The hardest work in investing is not intellectual; it’s emotional.  Benign neglect is, for most investors, the secret of long-term success. – Charley Ellis

 

I read a really good blog post today, written by financial planner Ashby Daniels titled –

“TODAY’S HEADLINES ARE TOMORROW’S FOOTNOTES”

Actually, …it was that title that I really liked.

Many of you may be familiar with the table below of market and economic concerns we have chronicled, dating back nearly fifty years.

History Revisited

49 Reasons Why People Did Not Follow Their Investment Plan.

  • 1972 Dow Tops 1000 – Market too high
  • 1973 OPEC Oil Embargo – Gas Lines & Energy Crisis
  • 1974 Watergate, Impeachment, Nixon Resigns
  • 1975 Deep Recession in Progress
  • 1976 Limits to Long-Term Growth
  • 1977 Inflation Increases
  • 1978 Interest Rates Rise Dramatically
  • 1979 Iranian Revolution – Oil Prices Soar
  • 1980 Interest Rates and Inflation Soar
  • 1981 Deep Recession Begins
  • 1982 Recession Worsens
  • 1983 Market Prices too high
  • 1984 Record Federal Deficits
  • 1985 Economic Growth Slows
  • 1986 Dow Nears 2000 – Market too high
  • 1987 Black Monday – Market Crashes 20% in One Day
  • 1988 Savings and Loan Crisis
  • 1989 Bank Failures Increase
  • 1990 First Persian Gulf War
  • 1991 Dow Tops 3000 – Market too high
  • 1992 Global Recession
  • 1993 Hillary Clinton’s Health Care Reform
  • 1994 Mexican Currency Devaluation
  • 1995 S&P 500 tops 629 – Market too high
  • 1996 Greenspan warns of “Irrational Exuberance”
  • 1997 Asian Financial Crisis
  • 1998 Russian Currency Devaluation
  • 1999 Presidential Impeachment
  • 2000 Technology & Dotcom Meltdown
  • 2001 9-11 Terrorist Attacks
  • 2002 Corporate Malfeasance – Enron & WorldCom
  • 2003 2nd War in Iraq, SARS virus
  • 2004 Decline of Dollar
  • 2005 Hurricane Katrina
  • 2006 Rising Gas Prices
  • 2007 Subprime Mortgage Crisis
  • 2008 Credit Collapse and Great Recession
  • 2009 Collapse of Major U.S. Financial Institutions
  • 2010 European Debt Crisis – Greece
  • 2011 Downgrade of U.S. Debt
  • 2012 Extreme Political Polarization in U.S.
  • 2013 Mideast Turmoil and Wars Escalate
  • 2014 ISIS Terror Escalates – Ebola virus
  • 2015 Oil Prices Collapse – Isis Strengthens
  • 2016 Extreme Political Election Acrimony
  • 2017 Dow nears 25,000 – Market too high
  • 2018 Rising Rates, Trade Wars, Political Disfunction
  • 2019 Presidential Impeachment, Slowing Global Growth
  • 2020  Coronavirus Pandemic – Polarized Electorate

That’s simply the way of the world.  There always has been – and always will be – something to worry about.  Always.  If you want to worry, fine, but don’t react.

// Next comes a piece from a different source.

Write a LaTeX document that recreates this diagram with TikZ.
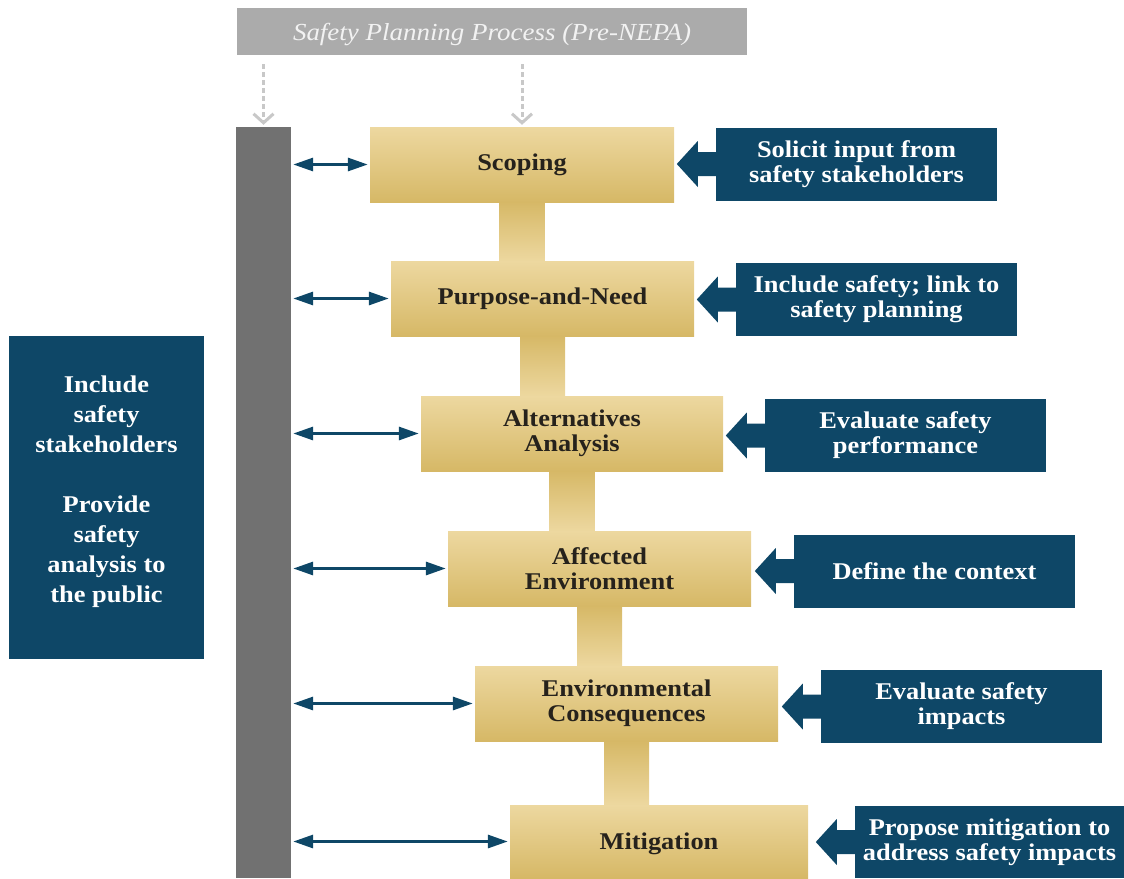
\documentclass[tikz,border=0pt]{standalone}
\usepackage{fontspec}
\setmainfont[FakeStretch=1.1]{Liberation Serif}
\usetikzlibrary{arrows.meta,calc}
\definecolor{navy}{RGB}{14,71,103}
\definecolor{goldtop}{RGB}{237,216,160}
\definecolor{goldbot}{RGB}{214,184,102}
\definecolor{barg}{RGB}{113,113,113}
\definecolor{bang}{RGB}{171,171,171}
\definecolor{dashg}{RGB}{200,200,200}
\definecolor{ink}{RGB}{38,34,28}
\pgfdeclarelayer{bg}
\pgfsetlayers{bg,main}
\begin{document}
\begin{tikzpicture}[x=1pt,y=-1pt,
  goldbox/.style={rectangle, inner sep=0pt, top color=goldtop, bottom color=goldbot,
    text=ink, font=\bfseries\fontsize{24}{25}\selectfont, align=center},
  bluebox/.style={rectangle, inner sep=0pt, fill=navy, text=white,
    font=\bfseries\fontsize{24}{25}\selectfont, align=center,
    minimum width=281pt, minimum height=73pt},
  stemfill/.style={top color=goldbot, bottom color=goldtop},
  dbl/.style={navy, line width=3pt,
    {Triangle[length=20pt 0,width=13pt 0]}-{Triangle[length=20pt 0,width=13pt 0]},
    shorten <=2pt, shorten >=2pt},
  dsh/.style={dashg, line width=3pt, dash pattern=on 5pt off 3pt,
    -{Straight Barb[length=9pt 0,width=20pt 0]}},
  fatarrow/.style={fill=navy}
]
\useasboundingbox (0,0) rectangle (1124,878);

% banner and bar
\node[rectangle, inner sep=0pt, fill=bang, minimum width=510pt, minimum height=47pt,
  text={rgb,255:red,242;green,242;blue,242}, font=\itshape\fontsize{24.5}{25}\selectfont,
  text depth=0pt]
  (pre) at (492,31.5) {Safety Planning Process (Pre-NEPA)};
\node[rectangle, inner sep=0pt, fill=barg, minimum width=55pt, minimum height=751pt]
  (bar) at (263.5,502.5) {};

% left box
\node[rectangle, inner sep=0pt, fill=navy, text=white, minimum width=195pt, minimum height=323pt,
  font=\bfseries\fontsize{24}{30}\selectfont, align=center, text depth=17pt]
  (left) at (106.5,497.5) {Include\\safety\\stakeholders\\[30pt]Provide\\safety\\analysis to\\the public};

% gold process boxes
\node[goldbox, minimum width=304pt, minimum height=75pt] (s1) at (522,164.5) {Scoping};
\node[goldbox, minimum width=303pt, minimum height=75pt] (s2) at (542.5,298.5) {Purpose-and-Need};
\node[goldbox, minimum width=302pt, minimum height=75pt] (s3) at (572,433.5) {Alternatives\\Analysis};
\node[goldbox, minimum width=303pt, minimum height=75pt] (s4) at (599.5,568.5) {Affected\\Environment};
\node[goldbox, minimum width=303pt, minimum height=75pt] (s5) at (626.5,703.5) {Environmental\\Consequences};
\node[goldbox, minimum width=298pt, minimum height=73pt, text depth=0pt] (s6) at (659,841.5) {Mitigation};

% stems
\begin{pgfonlayer}{bg}
\foreach \a/\b in {s1/s2,s2/s3,s3/s4,s4/s5,s5/s6}{
  \fill[stemfill] ($(\a.south)+(-22.5,-1)$) rectangle ($(\a.south |- \b.north)+(22.5,1)$);
}
\end{pgfonlayer}

% right boxes
\node[bluebox] (r1) at (856.5,164) {Solicit input from\\safety stakeholders};
\node[bluebox] (r2) at (876.5,299.5) {Include safety; link to\\safety planning};
\node[bluebox] (r3) at (905.5,435.5) {Evaluate safety\\performance};
\node[bluebox] (r4) at (934.5,571) {Define the context};
\node[bluebox] (r5) at (961.5,706.5) {Evaluate safety\\impacts};
\node[bluebox, minimum width=269pt, minimum height=72pt] (r6) at (989.5,842) {Propose mitigation to\\address safety impacts};

% fat arrows from right boxes toward process boxes
\foreach \r in {r1,r2,r3,r4,r5,r6}{
  \fill[fatarrow] (\r.west) ++(0.5,-12) -- ++(-18.5,0) -- ++(0,-11) -- ++(-21,23)
    -- ++(21,23) -- ++(0,-11) -- ++(18.5,0) -- cycle;
}

% double arrows from bar to process boxes
\foreach \s in {s1,s2,s3,s4,s5,s6}{
  \draw[dbl] (bar.east |- \s.west) -- (\s.west);
}

% dashed arrows from banner
\draw[dsh, shorten <=9pt, shorten >=2pt] (pre.south -| bar.north) -- (bar.north);
\draw[dsh, shorten <=9pt, shorten >=2pt] (pre.south -| s1.north) -- (s1.north);
\end{tikzpicture}
\end{document}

Even if you had a perfect crystal ball giving you the outcome and resolution of the list above ahead of time, it would do you no good.  That’s because markets price in and react to events in ways that are often surprising – utterly obvious when viewed through the rear-view mirror, and anything but when viewed through the windshield.  The financial markets do a really good job of assessing and adjusting to life’s concerning situations long before you or I are even aware of them.

Reacting to economic worries, letting them jerk your string, can be a surefire way to derail your financial life.  If there’s always something to worry about, there is always something to react to.  So as you continue to worry, when do you stop reacting???

Through all of the thick and thin of the last fifty years (or actually, if you want to expand on this, through…forever), our financial markets have generally rewarded the thoughtful, disciplined, long-term investor versus those that react to ongoing tribulations.  Understanding this is really important.  In fact, your financial life depends on it.

So, don’t succumb to the hysteria created by “tomorrows footnotes”.  Do develop and maintain a sensible allocation for your investment portfolio that can support your plans and goals.

Then – leave your plan alone, and let it work.